— start INFORMATION PROVIDED —

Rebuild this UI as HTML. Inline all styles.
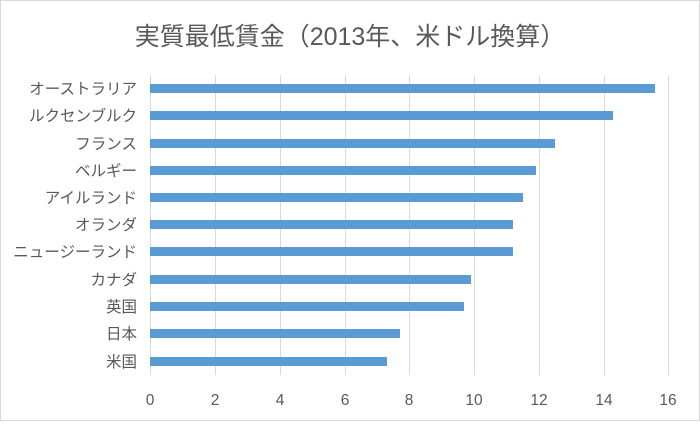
<!DOCTYPE html>
<html><head><meta charset="utf-8"><style>
body{margin:0;background:#fff}
svg text{font-family:"Liberation Sans","Noto Sans CJK JP",sans-serif;fill:#595959}
</style></head><body>
<svg width="700" height="421" xmlns="http://www.w3.org/2000/svg">
<rect x="0.5" y="0.5" width="699" height="420" fill="#fff" stroke="#d9d9d9"/>
<text x="350" y="45" text-anchor="middle" font-size="25">実質最低賃金（2013年、米ドル換算）</text>
<g stroke="#d9d9d9" stroke-width="1">
<line x1="150.5" y1="75" x2="150.5" y2="375"/><line x1="215.5" y1="75" x2="215.5" y2="375"/>
<line x1="280.5" y1="75" x2="280.5" y2="375"/><line x1="345.5" y1="75" x2="345.5" y2="375"/>
<line x1="409.5" y1="75" x2="409.5" y2="375"/><line x1="474.5" y1="75" x2="474.5" y2="375"/>
<line x1="539.5" y1="75" x2="539.5" y2="375"/><line x1="604.5" y1="75" x2="604.5" y2="375"/>
<line x1="668.5" y1="75" x2="668.5" y2="375"/>
</g>
<g fill="#5b9bd5">
<rect x="150" y="84" width="505" height="9"/>
<rect x="150" y="111" width="463" height="9"/>
<rect x="150" y="139" width="405" height="9"/>
<rect x="150" y="166" width="386" height="9"/>
<rect x="150" y="193" width="373" height="9"/>
<rect x="150" y="220" width="363" height="9"/>
<rect x="150" y="247" width="363" height="9"/>
<rect x="150" y="275" width="321" height="9"/>
<rect x="150" y="302" width="314" height="9"/>
<rect x="150" y="329" width="250" height="9"/>
<rect x="150" y="357" width="237" height="9"/>
</g>
<g font-size="15.5" text-anchor="end">
<text x="137" y="94">オーストラリア</text>
<text x="137" y="121">ルクセンブルク</text>
<text x="137" y="149">フランス</text>
<text x="137" y="176">ベルギー</text>
<text x="137" y="203">アイルランド</text>
<text x="137" y="230">オランダ</text>
<text x="137" y="257">ニュージーランド</text>
<text x="137" y="285">カナダ</text>
<text x="137" y="312">英国</text>
<text x="137" y="339">日本</text>
<text x="137" y="367">米国</text>
</g>
<g font-size="15.5" text-anchor="middle">
<text x="150" y="405">0</text><text x="215" y="405">2</text><text x="280" y="405">4</text>
<text x="345" y="405">6</text><text x="409" y="405">8</text><text x="474" y="405">10</text>
<text x="539" y="405">12</text><text x="604" y="405">14</text><text x="668" y="405">16</text>
</g>
</svg>
</body></html>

— end INFORMATION PROVIDED —

**INSTRUCTIONS FOR THE TASK:** Set down the material above as is, without any pictures.

**TASK OUTPUT:**
Rebuild this UI as HTML. Inline all styles.
<!DOCTYPE html>
<html><head><meta charset="utf-8"><style>
body{margin:0;background:#fff}
svg text{font-family:"Liberation Sans","Noto Sans CJK JP",sans-serif;fill:#595959}
</style></head><body>
<svg width="700" height="421" xmlns="http://www.w3.org/2000/svg">
<rect x="0.5" y="0.5" width="699" height="420" fill="#fff" stroke="#d9d9d9"/>
<text x="350" y="45" text-anchor="middle" font-size="25">実質最低賃金（2013年、米ドル換算）</text>
<g stroke="#d9d9d9" stroke-width="1">
<line x1="150.5" y1="75" x2="150.5" y2="375"/><line x1="215.5" y1="75" x2="215.5" y2="375"/>
<line x1="280.5" y1="75" x2="280.5" y2="375"/><line x1="345.5" y1="75" x2="345.5" y2="375"/>
<line x1="409.5" y1="75" x2="409.5" y2="375"/><line x1="474.5" y1="75" x2="474.5" y2="375"/>
<line x1="539.5" y1="75" x2="539.5" y2="375"/><line x1="604.5" y1="75" x2="604.5" y2="375"/>
<line x1="668.5" y1="75" x2="668.5" y2="375"/>
</g>
<g fill="#5b9bd5">
<rect x="150" y="84" width="505" height="9"/>
<rect x="150" y="111" width="463" height="9"/>
<rect x="150" y="139" width="405" height="9"/>
<rect x="150" y="166" width="386" height="9"/>
<rect x="150" y="193" width="373" height="9"/>
<rect x="150" y="220" width="363" height="9"/>
<rect x="150" y="247" width="363" height="9"/>
<rect x="150" y="275" width="321" height="9"/>
<rect x="150" y="302" width="314" height="9"/>
<rect x="150" y="329" width="250" height="9"/>
<rect x="150" y="357" width="237" height="9"/>
</g>
<g font-size="15.5" text-anchor="end">
<text x="137" y="94">オーストラリア</text>
<text x="137" y="121">ルクセンブルク</text>
<text x="137" y="149">フランス</text>
<text x="137" y="176">ベルギー</text>
<text x="137" y="203">アイルランド</text>
<text x="137" y="230">オランダ</text>
<text x="137" y="257">ニュージーランド</text>
<text x="137" y="285">カナダ</text>
<text x="137" y="312">英国</text>
<text x="137" y="339">日本</text>
<text x="137" y="367">米国</text>
</g>
<g font-size="15.5" text-anchor="middle">
<text x="150" y="405">0</text><text x="215" y="405">2</text><text x="280" y="405">4</text>
<text x="345" y="405">6</text><text x="409" y="405">8</text><text x="474" y="405">10</text>
<text x="539" y="405">12</text><text x="604" y="405">14</text><text x="668" y="405">16</text>
</g>
</svg>
</body></html>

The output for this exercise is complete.